The original study uses area-weighted re-aggregation to assign votes cast in presidential voting precincts to congressional districts based on the percentage of precinct area contained by a given congressional district. This assumes that voters for both parties are evenly distributed throughout the precincts. However, there are multiple possible scenarios in which this would not be the case. For example, the distribution of votes for each party may be evenly distributed throughout the voting population in a given precinct, while the population itself may not be evenly distributed spatially. This could result in the assignment of votes cast in one district to a neighboring district in the same precinct, thereby inflating the vote count in one and decreasing it in another. Depending on the makeup of the voters, this could change the make-up of the voter base in effected districts. Similarly, the opposite scenario could be true: voters might be evenly distributed spatially in the precinct, but their votes aren’t. For example, there might be a precinct with a very democratic area and a very republican area. The methodology used in this paper would blend these two areas together and proportionally assign partisan voters to congressional district, which also runs the risk of changing the voter composition in effected districts. And the two are not mutually exclusive. Voters may be unevenly distributed both spatially and politically. In fact, this might be the most likely scenario, as democratic voters tend to be clustered in cities and republican voters in more rural areas. Area weighted reaggregation already aims to address the modifiable areal unit problem, where the scale of analysis significantly influences the results. However, it is an imperfect method. One way to improve this analysis further might be to create a population gradient based on census block or block group population data such that a population based weighted re-aggregation might be implemented. However, this improvement would only be able to address the uneven spatial distribution of voters and not the uneven political distribution. Even if this population gradient was not used to make an alternate weighted re-aggregation, it might be useful in at least identifying congressional districts that may have been effected by this threat to validity. However, this methodological change will not be implemented in this reproduction study.

Additionally, there are several more threats to validity not discussed in the original lab:

3. Using a compactness score as a proxy for electoral fairness may be impacted by boundary effects.

Compactness scores in general compare the perimeter of a given polygon to its area.
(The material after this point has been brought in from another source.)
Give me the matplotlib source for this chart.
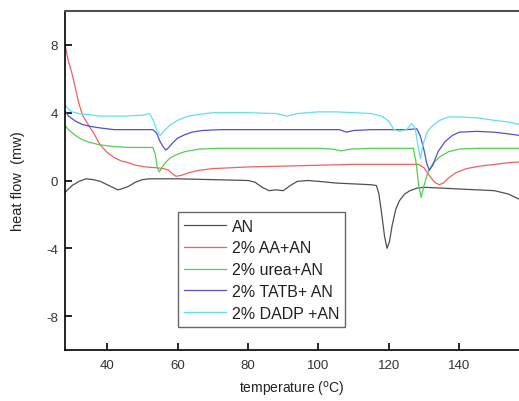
import numpy as np
import matplotlib
matplotlib.use('Agg')
import matplotlib.pyplot as plt

plt.rcParams['font.family'] = ['Liberation Sans', 'DejaVu Sans']
plt.rcParams['axes.unicode_minus'] = False

# DSC curves (temperature in C, heat flow in mW)
t_an = [28, 30, 32, 34, 36, 38, 40, 42, 43, 44, 46, 48, 50, 52, 56, 60, 70, 80, 82, 84, 86, 88, 90,
        92, 94, 97, 100, 105, 110, 115, 116.5, 117.2, 118, 118.8, 119.5, 120.2, 121, 122, 123, 124.5,
        126, 128, 130, 135, 140, 145, 150, 152, 154, 156, 157.5]
v_an = [-0.7, -0.3, -0.05, 0.1, 0.05, -0.05, -0.25, -0.45, -0.55, -0.5, -0.35, -0.1, 0.05, 0.1, 0.1,
        0.1, 0.05, 0.0, -0.1, -0.4, -0.6, -0.55, -0.6, -0.3, -0.05, 0.0, -0.05, -0.15, -0.2, -0.25,
        -0.3, -0.8, -2.0, -3.3, -4.0, -3.6, -2.6, -1.7, -1.2, -0.8, -0.6, -0.45, -0.4, -0.45, -0.5,
        -0.55, -0.6, -0.7, -0.8, -1.0, -1.15]

t_aa = [28, 29, 30, 31, 32, 33, 34, 35, 36, 38, 40, 42, 44, 46, 48, 51, 54, 56, 57.5, 58.5, 59.5, 61,
        63, 66, 70, 80, 90, 100, 110, 120, 128.5, 130, 131.5, 133, 134.3, 135.5, 137, 139, 142, 146,
        150, 154, 157.5]
v_aa = [8.0, 7.0, 6.3, 5.4, 4.5, 3.85, 3.5, 3.15, 2.85, 2.1, 1.65, 1.35, 1.15, 1.05, 0.9, 0.8, 0.75,
        0.7, 0.6, 0.4, 0.25, 0.3, 0.45, 0.6, 0.7, 0.8, 0.85, 0.9, 0.95, 0.95, 0.95, 0.75, 0.3, -0.1,
        -0.25, -0.15, 0.15, 0.45, 0.7, 0.85, 0.95, 1.05, 1.1]

t_urea = [28, 29, 31, 33, 35, 38, 42, 46, 50, 53, 53.7, 54.2, 54.8, 55.5, 56.5, 58, 60, 62, 66, 72,
          80, 90, 100, 104, 106.5, 109, 115, 120, 127, 127.8, 128.5, 129.2, 130, 131, 132.5, 134.5,
          137, 140, 145, 150, 157.5]
v_urea = [3.25, 3.0, 2.65, 2.4, 2.25, 2.1, 2.0, 1.95, 1.95, 1.95, 1.5, 0.8, 0.5, 0.75, 1.05, 1.35,
          1.55, 1.7, 1.85, 1.9, 1.9, 1.9, 1.9, 1.85, 1.75, 1.85, 1.9, 1.9, 1.9, 1.0, -0.3, -1.0,
          -0.3, 0.4, 1.0, 1.4, 1.7, 1.85, 1.9, 1.9, 1.9]

t_tatb = [28, 29, 31, 33, 35, 38, 42, 47, 53, 54, 55, 56, 56.7, 57.5, 58.5, 60, 62, 64, 67, 72, 80,
          90, 100, 106, 108, 110, 115, 120, 125, 128, 129, 130, 130.8, 131.5, 132.5, 134, 136, 138,
          140, 145, 150, 154, 157.5]
v_tatb = [4.1, 3.8, 3.5, 3.3, 3.2, 3.1, 3.0, 3.0, 3.0, 2.8, 2.3, 1.95, 1.8, 1.95, 2.2, 2.5, 2.7,
          2.85, 2.95, 3.0, 3.0, 3.0, 3.0, 3.0, 2.85, 2.95, 3.0, 3.0, 3.0, 3.05, 2.6, 1.8, 1.0, 0.6,
          0.9, 1.7, 2.3, 2.65, 2.85, 2.9, 2.85, 2.75, 2.65]

t_dadp = [28, 29, 30, 32, 34, 38, 45, 50, 52, 53, 54, 55, 56, 58, 60, 63, 66, 70, 80, 88, 91, 94,
          100, 105, 110, 115, 118, 120, 121.5, 123, 125, 126.5, 127.5, 128.3, 129, 129.8, 131, 132.5,
          134.5, 137, 140, 145, 150, 154, 157.5]
v_dadp = [4.5, 4.2, 4.05, 3.95, 3.9, 3.8, 3.8, 3.85, 3.95, 3.6, 3.0, 2.65, 2.9, 3.3, 3.55, 3.8, 3.9,
          4.0, 4.0, 3.95, 3.8, 3.95, 4.05, 4.05, 4.0, 3.95, 3.8, 3.5, 3.0, 2.9, 3.0, 3.35, 3.1, 2.0,
          1.3, 2.2, 2.9, 3.25, 3.55, 3.75, 3.75, 3.7, 3.55, 3.45, 3.3]

labels = ['AN', '2% AA+AN', '2% urea+AN', '2% TATB+ AN', '2% DADP +AN']
colors = ['#505050', '#f06060', '#50d050', '#5050d0', '#60e0f0']

fig = plt.figure(figsize=(5.19, 4.02), dpi=100)
ax = fig.add_axes([65/519, 1-351/402, 1-65/519, (351-12)/402])

series = [(t_an, v_an), (t_aa, v_aa), (t_urea, v_urea), (t_tatb, v_tatb), (t_dadp, v_dadp)]
for (t, v), lab, c in zip(series, labels, colors):
    ax.plot(t, v, color=c, lw=0.9, label=lab)

ax.set_xlim(28, 157)
ax.set_ylim(-10, 10)
ax.set_xticks([40, 60, 80, 100, 120, 140])
ax.set_yticks([-8, -4, 0, 4, 8])
ax.tick_params(direction='in', length=5, width=1.2, labelsize=9.5, labelcolor='#333333')
ax.tick_params(axis='x', pad=6.5)
ax.tick_params(axis='y', pad=5)
ax.spines['right'].set_visible(False)
ax.spines['top'].set_color('#505050')
ax.spines['top'].set_linewidth(1.5)
for s in ['left', 'bottom']:
    ax.spines[s].set_linewidth(1.2)

ax.set_xlabel('temperature ($^{\\rm o}$C)', fontsize=10, labelpad=6, color='#222222')
ax.set_ylabel('heat flow  (mw)', fontsize=10.5, labelpad=15, color='#222222')

leg = ax.legend(loc='lower left', bbox_to_anchor=(0.249, 0.068), fontsize=11.5, frameon=True,
                fancybox=False, edgecolor='#404040', handlelength=2.6, labelspacing=0.42,
                borderpad=0.4, handletextpad=0.35, borderaxespad=0)
leg.get_frame().set_linewidth(1.0)
for txt in leg.get_texts():
    txt.set_color('#222222')

fig.savefig('out.png', dpi=100)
The formula used in the original study essentially compares the district to how circular it is, such that a very circular district would be considered the most fair. Identifying gerrymandering is, as exemplified by numerous courtcases and an ongoing discourse about it, an inherently difficult thing to define. So, the measure of compactness begs the question, what is the geometry of the ideal district? Whatever the answer to that question, measures of compactness are designed to flag districts with long, snaky, or complex borders. However, this means they may also flag otherwise ‘compact’ districts that have complex borders due to geographic features such as coastlines, islands, or rivers. In this case, the complexity of the border is not indicative of gerrymandering per se, but merely the physical reality of the landscape. Some congressional maps may be drawn with borders that extend into the sea, for example, and are thus more simple than if they hugged the coastline, but this varies by map and is not always possible. Districts flagged for being potentially gerrymandered on the basis of compactness score could be inspected by hand to determine what if any portion of the non-compactness may be attributable to an acceptable level of complexity due to physical geography. This is not a part of the existing methodology and regardless, is a sub-optimal solution to this issue.
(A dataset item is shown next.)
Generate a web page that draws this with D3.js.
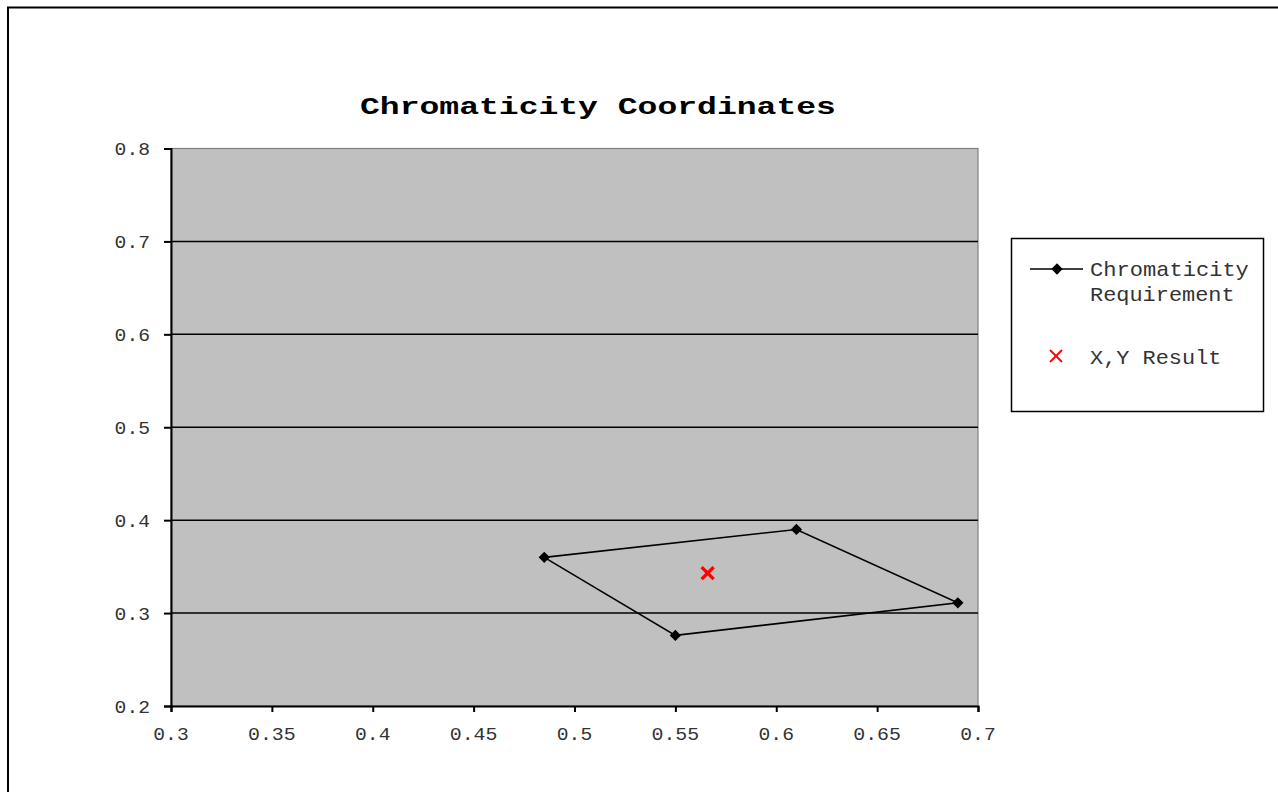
<!DOCTYPE html>
<html><head><meta charset="utf-8">
<script src="https://cdn.jsdelivr.net/npm/d3@7"></script>
<style>html,body{margin:0;padding:0;background:#fff;overflow:hidden}</style>
</head><body>
<svg id="c" width="1278" height="792"></svg>
<script>
const title = "Chromaticity Coordinates";
const seriesNames = ["Chromaticity Requirement", "X,Y Result"];
const reqX = [0.485, 0.61, 0.69, 0.55, 0.485];
const reqY = [0.36, 0.39, 0.311, 0.276, 0.36];
const resX = [0.566];
const resY = [0.343];
const xTicks = [0.3, 0.35, 0.4, 0.45, 0.5, 0.55, 0.6, 0.65, 0.7];
const yTicks = [0.2, 0.3, 0.4, 0.5, 0.6, 0.7, 0.8];

const svg = d3.select("#c");
const FONT = "'Liberation Mono','Courier New',monospace";
const L = 171, R = 978, T = 148.5, B = 706;
const x = d3.scaleLinear().domain([0.3, 0.7]).range([L, R]);
const y = d3.scaleLinear().domain([0.2, 0.8]).range([B, T]);

// outer chart border
svg.append("rect").attr("x", 8).attr("y", 7.5).attr("width", 1300).attr("height", 820)
  .attr("fill", "#fff").attr("stroke", "#000").attr("stroke-width", 2);

// plot area
svg.append("rect").attr("x", L).attr("y", T).attr("width", R - L).attr("height", B - T)
  .attr("fill", "#c0c0c0").attr("stroke", "#808080").attr("stroke-width", 1.2);

// gridlines
svg.append("g").selectAll("line").data(yTicks.filter(d => d > 0.2 && d < 0.8)).join("line")
  .attr("x1", L).attr("x2", R).attr("y1", d => y(d)).attr("y2", d => y(d))
  .attr("stroke", "#000").attr("stroke-width", 1.5);

// helper: stretched text
function stext(g, str, px, py, size, targetW, anchor, weight, fill) {
  const t = g.append("text").text(str).attr("font-family", FONT).attr("font-size", size)
    .attr("font-weight", weight || "normal").attr("fill", fill || "#222");
  const w = t.node().getComputedTextLength();
  const s = targetW ? targetW / w : 1;
  let ox = 0;
  if (anchor === "middle") ox = -w * s / 2; else if (anchor === "end") ox = -w * s;
  t.attr("transform", `translate(${px + ox},${py}) scale(${s},1)`);
  return t;
}

// axes
const yAxis = d3.axisLeft(y).tickValues(yTicks).tickSize(7).tickFormat("");
const gy = svg.append("g").attr("transform", `translate(${L},0)`).call(yAxis);
const xAxis = d3.axisBottom(x).tickValues(xTicks).tickSize(6).tickFormat("");
const gx = svg.append("g").attr("transform", `translate(0,${B})`).call(xAxis);
[gx, gy].forEach(g => {
  g.select(".domain").attr("stroke", "#000").attr("stroke-width", 2);
  g.selectAll(".tick line").attr("stroke", "#000").attr("stroke-width", 2);
});

const labG = svg.append("g");
yTicks.forEach(v => {
  stext(labG, String(v), 150, y(v) + 6.5, 19, 12.3 * String(v).length - 1.5, "end", "normal", "#333");
});
xTicks.forEach(v => {
  stext(labG, String(v), x(v), 739.5, 19, 12.3 * String(v).length - 1.5, "middle", "normal", "#333");
});

// title
stext(svg, title, 598, 114, 24, 476, "middle", "bold", "#000");

// series 1: polygon line with diamonds
const line = d3.line().x(d => x(d[0])).y(d => y(d[1]));
const reqPts = reqX.map((v, i) => [v, reqY[i]]);
svg.append("path").datum(reqPts).attr("d", line).attr("fill", "none")
  .attr("stroke", "#000").attr("stroke-width", 1.6);
svg.append("g").selectAll("path").data(reqPts.slice(0, 4)).join("path")
  .attr("d", d3.symbol().type(d3.symbolSquare).size(64))
  .attr("transform", d => `translate(${x(d[0])},${y(d[1])}) rotate(45)`)
  .attr("fill", "#000");

// series 2: red x
function xMark(g, cx, cy, r, w) {
  g.append("path").attr("d", `M${cx - r},${cy - r}L${cx + r},${cy + r}M${cx - r},${cy + r}L${cx + r},${cy - r}`)
    .attr("stroke", "#ff0000").attr("stroke-width", w).attr("fill", "none");
}
resX.forEach((v, i) => xMark(svg, x(v), y(resY[i]), 6, 3.4));

// legend
const lg = svg.append("g");
lg.append("rect").attr("x", 1011.5).attr("y", 238.5).attr("width", 252).attr("height", 173)
  .attr("fill", "#fff").attr("stroke", "#000").attr("stroke-width", 1.5);
lg.append("line").attr("x1", 1030).attr("x2", 1083).attr("y1", 269).attr("y2", 269)
  .attr("stroke", "#000").attr("stroke-width", 1.6);
lg.append("path").attr("d", d3.symbol().type(d3.symbolSquare).size(64))
  .attr("transform", "translate(1057,269) rotate(45)").attr("fill", "#000");
stext(lg, "Chromaticity", 1090, 276, 20, 159, "start", "normal", "#333");
stext(lg, "Requirement", 1090, 301, 20, 159 * 11 / 12 - 1, "start", "normal", "#333");
xMark(lg, 1056, 356, 6, 1.8);
stext(lg, "X,Y Result", 1090, 364, 20, 159 * 10 / 12 - 1, "start", "normal", "#333");
</script>
</body></html>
4. Theoretical grounds for a compactness score

Compactness scores in general pose a threat to the validity of gerrymandering research in that they are better at identifying packing as opposed to cracking. Packing occurs when a district is drawn such that a particular group of voters (be it based on race, partisanship, or another factor) is selected for inclusion in a district. This may contribute to the creation of a district that is not compact. Packing thus crams potential voting blocs into one district so that the selected group can exert influence over fewer districts. Conversely, cracking occurs when a district is drawn such that a geographically compact area or contiguous spatial grouping of a particular group of voters is divided into multiple districts. Cracked districts may or may not be compact, thus making them harder for a compactness score to identify. Cracking results in the dilution of the group’s voting power; where they may have been the majority group if placed in one district, they are now the minority group in several different districts. Just like packing, cracking reduces the number of seats a particular voting group is likely to win; each type of gerrymandering just uses a different strategy.
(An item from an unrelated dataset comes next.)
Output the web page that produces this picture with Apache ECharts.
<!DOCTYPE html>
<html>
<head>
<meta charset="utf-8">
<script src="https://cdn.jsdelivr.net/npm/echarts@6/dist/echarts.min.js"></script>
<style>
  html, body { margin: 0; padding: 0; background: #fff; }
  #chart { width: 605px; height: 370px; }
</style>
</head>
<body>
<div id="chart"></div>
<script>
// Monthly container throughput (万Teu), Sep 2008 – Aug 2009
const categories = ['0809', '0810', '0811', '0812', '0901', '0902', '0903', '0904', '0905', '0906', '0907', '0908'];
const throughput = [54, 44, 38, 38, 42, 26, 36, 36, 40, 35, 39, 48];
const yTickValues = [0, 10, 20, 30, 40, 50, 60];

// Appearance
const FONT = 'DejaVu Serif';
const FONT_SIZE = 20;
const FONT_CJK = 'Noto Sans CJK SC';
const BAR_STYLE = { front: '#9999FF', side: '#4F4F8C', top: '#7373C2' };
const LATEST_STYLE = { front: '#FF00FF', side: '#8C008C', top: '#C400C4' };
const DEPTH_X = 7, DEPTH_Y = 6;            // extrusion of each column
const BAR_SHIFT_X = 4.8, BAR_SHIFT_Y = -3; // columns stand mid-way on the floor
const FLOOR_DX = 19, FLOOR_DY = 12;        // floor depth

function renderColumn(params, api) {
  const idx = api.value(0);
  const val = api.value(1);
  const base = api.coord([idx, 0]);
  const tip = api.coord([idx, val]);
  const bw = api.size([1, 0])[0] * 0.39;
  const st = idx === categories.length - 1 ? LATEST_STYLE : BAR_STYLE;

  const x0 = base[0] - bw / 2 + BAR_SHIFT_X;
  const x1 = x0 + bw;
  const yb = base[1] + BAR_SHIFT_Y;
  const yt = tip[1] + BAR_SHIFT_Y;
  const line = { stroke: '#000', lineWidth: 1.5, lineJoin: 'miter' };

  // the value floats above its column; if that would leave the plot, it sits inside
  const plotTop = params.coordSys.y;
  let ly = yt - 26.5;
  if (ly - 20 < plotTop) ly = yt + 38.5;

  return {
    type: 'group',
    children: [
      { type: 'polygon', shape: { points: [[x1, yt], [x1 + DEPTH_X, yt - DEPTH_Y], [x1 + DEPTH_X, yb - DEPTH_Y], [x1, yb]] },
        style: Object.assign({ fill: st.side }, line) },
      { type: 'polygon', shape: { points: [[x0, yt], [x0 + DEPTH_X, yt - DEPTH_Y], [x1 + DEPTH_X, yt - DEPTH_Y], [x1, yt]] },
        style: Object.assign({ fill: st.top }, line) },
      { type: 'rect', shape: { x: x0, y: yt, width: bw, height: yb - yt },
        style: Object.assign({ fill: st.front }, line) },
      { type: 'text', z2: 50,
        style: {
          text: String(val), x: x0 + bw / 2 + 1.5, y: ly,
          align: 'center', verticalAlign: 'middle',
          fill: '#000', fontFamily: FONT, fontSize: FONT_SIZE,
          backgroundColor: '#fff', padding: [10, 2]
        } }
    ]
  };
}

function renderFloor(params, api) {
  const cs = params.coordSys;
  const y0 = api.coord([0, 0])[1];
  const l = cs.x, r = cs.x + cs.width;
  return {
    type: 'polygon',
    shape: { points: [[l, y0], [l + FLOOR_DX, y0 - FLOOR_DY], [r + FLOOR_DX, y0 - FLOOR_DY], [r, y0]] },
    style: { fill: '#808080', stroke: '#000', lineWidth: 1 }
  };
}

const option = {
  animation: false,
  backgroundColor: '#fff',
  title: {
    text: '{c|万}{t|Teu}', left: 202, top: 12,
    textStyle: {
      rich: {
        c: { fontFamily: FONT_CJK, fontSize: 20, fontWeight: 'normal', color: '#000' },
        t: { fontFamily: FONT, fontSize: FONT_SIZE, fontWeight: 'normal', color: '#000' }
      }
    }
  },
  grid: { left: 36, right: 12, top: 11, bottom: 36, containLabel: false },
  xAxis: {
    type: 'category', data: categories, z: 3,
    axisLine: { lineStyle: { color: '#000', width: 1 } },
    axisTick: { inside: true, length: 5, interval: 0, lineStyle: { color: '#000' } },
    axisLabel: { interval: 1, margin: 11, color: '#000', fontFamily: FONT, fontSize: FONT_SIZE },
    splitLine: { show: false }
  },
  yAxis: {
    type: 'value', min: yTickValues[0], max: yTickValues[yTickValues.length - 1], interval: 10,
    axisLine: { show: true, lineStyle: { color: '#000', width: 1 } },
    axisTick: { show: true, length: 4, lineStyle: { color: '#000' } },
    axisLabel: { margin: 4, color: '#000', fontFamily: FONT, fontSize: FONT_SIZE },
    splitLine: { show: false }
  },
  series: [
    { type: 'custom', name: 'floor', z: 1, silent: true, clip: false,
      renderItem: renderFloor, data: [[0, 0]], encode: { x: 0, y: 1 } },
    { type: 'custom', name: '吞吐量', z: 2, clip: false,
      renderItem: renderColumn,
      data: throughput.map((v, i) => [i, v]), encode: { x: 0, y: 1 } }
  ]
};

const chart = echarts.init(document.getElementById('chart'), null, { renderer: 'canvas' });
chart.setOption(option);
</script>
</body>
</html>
5. We are assumming that a more circular district would be more fair

By using compactness to identify potential gerrymanders, we run the risk of false positives: districts idendified as having a compactness score indicative of gerrymandering, when their may not be an observable difference in voter makeup whether the district is more compact or not. This is one manifestation of an edge effect; in which the state of the region bordering the study region influences the results attributed to that reason. Joe Holler, Assistant Professor of Geography at Middlebury College, has suggested that the area weighted reaggregation of voters from the 2016 presidential election to the 2016 and 2019 congressional districts could be expanded so that in addition to calculating the likely voter base in each district, one would also calculate the likely voter base in the ‘minimum bounding circle’ of each district from each year. Comparing the predicted election results for congressional districts with the predicted election results of the corresponding minimum bounding circle would help identify the districts in which compactness is a driving factor of election results (and thus a stronger indicator of a potential gerrymander). This additional analysis could help identify both instances of packing and cracking, though it is outside the scope of this reproduction study.